-- BEGIN --

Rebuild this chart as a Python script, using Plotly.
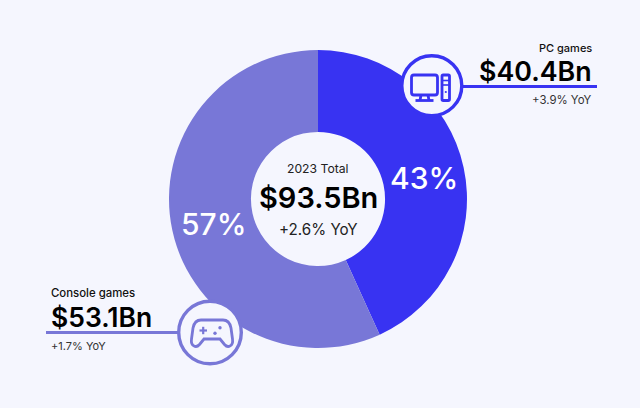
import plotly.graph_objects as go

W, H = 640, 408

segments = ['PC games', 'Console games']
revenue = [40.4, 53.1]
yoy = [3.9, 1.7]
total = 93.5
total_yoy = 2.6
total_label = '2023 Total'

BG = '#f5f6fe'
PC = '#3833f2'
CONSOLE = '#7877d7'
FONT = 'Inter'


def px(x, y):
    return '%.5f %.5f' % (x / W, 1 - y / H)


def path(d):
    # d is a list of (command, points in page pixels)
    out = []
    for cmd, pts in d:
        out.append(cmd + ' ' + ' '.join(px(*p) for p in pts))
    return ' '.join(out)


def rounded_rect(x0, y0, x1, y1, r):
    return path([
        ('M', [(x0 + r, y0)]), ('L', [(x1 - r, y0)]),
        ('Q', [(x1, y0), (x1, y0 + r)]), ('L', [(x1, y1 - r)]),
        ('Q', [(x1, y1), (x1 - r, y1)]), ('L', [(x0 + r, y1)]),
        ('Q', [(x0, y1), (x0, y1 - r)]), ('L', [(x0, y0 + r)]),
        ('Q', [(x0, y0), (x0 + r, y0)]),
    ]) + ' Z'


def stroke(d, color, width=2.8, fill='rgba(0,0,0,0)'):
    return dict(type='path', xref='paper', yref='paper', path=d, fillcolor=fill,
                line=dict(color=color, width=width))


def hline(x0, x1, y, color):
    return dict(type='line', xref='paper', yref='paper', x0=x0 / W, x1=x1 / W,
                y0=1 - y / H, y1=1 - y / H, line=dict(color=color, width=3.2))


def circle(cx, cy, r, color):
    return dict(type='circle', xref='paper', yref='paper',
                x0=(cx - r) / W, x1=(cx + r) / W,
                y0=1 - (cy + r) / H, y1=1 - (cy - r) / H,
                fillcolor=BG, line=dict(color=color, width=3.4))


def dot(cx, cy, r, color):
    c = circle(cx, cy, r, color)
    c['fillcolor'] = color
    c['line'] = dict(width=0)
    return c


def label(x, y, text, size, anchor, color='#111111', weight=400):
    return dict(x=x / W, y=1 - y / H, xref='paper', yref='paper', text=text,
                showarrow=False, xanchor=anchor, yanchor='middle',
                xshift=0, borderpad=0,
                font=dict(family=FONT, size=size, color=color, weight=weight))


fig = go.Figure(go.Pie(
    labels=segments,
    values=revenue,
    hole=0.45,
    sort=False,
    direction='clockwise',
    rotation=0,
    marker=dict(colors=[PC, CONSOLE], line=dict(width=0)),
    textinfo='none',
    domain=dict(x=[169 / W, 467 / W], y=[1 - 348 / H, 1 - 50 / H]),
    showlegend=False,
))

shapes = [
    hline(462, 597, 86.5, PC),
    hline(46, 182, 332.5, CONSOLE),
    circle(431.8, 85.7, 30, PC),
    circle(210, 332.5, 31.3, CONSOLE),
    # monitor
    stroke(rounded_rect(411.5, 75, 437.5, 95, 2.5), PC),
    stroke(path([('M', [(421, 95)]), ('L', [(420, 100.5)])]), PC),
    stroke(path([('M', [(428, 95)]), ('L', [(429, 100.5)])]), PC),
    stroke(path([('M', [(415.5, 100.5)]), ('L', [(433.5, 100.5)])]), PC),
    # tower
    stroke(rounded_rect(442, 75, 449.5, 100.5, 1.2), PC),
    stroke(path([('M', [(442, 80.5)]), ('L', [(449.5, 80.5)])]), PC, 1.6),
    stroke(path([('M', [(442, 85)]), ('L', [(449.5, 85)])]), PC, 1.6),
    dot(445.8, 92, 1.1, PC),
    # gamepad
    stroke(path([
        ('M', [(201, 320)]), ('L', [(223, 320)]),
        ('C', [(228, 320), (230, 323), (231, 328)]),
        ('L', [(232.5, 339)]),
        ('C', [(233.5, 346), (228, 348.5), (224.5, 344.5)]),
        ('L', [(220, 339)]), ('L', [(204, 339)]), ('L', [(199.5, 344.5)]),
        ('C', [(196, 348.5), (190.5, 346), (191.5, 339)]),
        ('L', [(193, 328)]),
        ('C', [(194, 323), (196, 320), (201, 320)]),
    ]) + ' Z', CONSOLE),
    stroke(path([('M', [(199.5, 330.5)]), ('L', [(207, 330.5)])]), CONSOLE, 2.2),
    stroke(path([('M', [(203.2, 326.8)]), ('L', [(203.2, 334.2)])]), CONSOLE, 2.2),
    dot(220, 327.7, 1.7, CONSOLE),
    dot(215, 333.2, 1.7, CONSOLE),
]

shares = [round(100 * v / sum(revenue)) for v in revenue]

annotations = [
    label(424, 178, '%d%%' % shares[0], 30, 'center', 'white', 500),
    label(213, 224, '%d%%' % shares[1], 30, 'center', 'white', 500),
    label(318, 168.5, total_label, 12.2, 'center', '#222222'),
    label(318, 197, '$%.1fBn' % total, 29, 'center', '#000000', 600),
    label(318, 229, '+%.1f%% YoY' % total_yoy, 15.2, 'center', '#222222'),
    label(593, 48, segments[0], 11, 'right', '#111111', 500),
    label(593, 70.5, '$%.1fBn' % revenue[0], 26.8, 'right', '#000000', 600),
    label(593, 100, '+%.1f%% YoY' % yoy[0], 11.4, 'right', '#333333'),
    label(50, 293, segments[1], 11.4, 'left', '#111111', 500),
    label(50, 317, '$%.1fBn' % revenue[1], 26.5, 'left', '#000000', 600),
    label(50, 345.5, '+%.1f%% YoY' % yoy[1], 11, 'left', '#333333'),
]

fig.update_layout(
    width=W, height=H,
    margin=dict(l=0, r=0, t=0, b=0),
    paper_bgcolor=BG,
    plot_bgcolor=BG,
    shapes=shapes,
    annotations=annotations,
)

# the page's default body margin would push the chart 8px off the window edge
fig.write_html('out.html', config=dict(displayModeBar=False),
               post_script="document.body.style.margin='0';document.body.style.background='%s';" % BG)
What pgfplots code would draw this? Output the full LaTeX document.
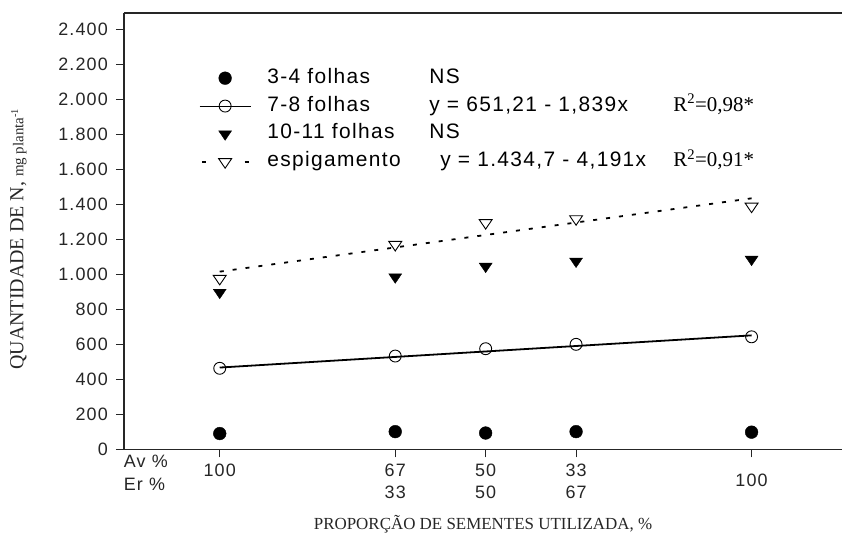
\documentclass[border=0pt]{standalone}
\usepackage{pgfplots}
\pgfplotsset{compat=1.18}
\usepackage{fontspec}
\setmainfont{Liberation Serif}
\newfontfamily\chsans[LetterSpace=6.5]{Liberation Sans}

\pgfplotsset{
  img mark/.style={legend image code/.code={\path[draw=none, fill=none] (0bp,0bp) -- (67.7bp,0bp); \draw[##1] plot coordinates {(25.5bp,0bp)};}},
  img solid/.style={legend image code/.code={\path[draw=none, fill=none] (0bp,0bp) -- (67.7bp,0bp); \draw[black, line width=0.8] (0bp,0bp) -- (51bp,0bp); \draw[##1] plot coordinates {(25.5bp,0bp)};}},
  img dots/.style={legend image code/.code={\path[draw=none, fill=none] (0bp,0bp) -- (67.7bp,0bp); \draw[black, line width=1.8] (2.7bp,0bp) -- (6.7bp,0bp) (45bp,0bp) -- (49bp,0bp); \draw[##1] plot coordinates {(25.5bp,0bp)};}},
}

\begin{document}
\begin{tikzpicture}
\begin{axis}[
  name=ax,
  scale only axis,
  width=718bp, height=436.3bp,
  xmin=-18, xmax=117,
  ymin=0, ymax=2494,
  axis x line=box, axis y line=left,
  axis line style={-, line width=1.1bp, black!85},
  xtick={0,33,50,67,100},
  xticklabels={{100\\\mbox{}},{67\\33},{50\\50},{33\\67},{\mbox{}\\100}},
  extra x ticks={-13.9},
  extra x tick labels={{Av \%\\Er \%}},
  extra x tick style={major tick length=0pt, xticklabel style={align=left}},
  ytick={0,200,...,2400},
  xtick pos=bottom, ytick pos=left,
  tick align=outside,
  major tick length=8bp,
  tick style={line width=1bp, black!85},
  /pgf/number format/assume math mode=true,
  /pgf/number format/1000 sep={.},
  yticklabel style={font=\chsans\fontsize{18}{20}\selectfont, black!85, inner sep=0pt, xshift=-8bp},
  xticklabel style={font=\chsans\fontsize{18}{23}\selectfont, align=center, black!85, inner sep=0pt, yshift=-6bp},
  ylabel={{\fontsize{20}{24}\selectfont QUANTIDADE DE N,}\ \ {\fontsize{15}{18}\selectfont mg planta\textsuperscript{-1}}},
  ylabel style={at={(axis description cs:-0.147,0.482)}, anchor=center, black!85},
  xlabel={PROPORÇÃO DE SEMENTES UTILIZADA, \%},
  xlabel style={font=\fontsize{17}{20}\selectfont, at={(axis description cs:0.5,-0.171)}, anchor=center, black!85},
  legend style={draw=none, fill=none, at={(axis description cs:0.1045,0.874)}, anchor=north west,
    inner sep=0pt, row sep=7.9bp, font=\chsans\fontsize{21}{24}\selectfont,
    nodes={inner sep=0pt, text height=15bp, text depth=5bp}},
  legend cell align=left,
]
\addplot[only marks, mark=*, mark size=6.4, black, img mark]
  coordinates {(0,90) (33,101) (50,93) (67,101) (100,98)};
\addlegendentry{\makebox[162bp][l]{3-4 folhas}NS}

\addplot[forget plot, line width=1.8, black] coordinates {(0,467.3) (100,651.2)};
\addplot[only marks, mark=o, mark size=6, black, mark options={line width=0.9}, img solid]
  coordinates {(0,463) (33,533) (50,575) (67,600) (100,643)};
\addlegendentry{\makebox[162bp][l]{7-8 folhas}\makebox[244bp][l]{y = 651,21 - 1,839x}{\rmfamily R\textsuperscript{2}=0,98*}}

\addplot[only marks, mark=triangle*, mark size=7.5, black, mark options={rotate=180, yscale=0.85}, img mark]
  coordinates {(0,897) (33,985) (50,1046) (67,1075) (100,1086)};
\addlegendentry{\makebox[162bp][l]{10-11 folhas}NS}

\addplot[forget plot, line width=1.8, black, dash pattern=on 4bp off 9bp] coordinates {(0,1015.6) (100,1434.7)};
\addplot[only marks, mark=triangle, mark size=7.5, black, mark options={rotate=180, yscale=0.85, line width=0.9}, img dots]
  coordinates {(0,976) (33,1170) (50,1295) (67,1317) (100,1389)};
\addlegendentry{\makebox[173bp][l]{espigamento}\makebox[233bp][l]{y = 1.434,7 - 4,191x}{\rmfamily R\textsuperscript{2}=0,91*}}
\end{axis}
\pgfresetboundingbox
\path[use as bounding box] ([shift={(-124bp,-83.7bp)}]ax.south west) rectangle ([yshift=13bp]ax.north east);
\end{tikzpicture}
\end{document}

-- END --

**Requirement**
Write out again exactly the lines from the start of the data above through the line containing "return ' '.join(out)", inclusive, excluding any pictures.

**Right answer**
Rebuild this chart as a Python script, using Plotly.
import plotly.graph_objects as go

W, H = 640, 408

segments = ['PC games', 'Console games']
revenue = [40.4, 53.1]
yoy = [3.9, 1.7]
total = 93.5
total_yoy = 2.6
total_label = '2023 Total'

BG = '#f5f6fe'
PC = '#3833f2'
CONSOLE = '#7877d7'
FONT = 'Inter'


def px(x, y):
    return '%.5f %.5f' % (x / W, 1 - y / H)


def path(d):
    # d is a list of (command, points in page pixels)
    out = []
    for cmd, pts in d:
        out.append(cmd + ' ' + ' '.join(px(*p) for p in pts))
    return ' '.join(out)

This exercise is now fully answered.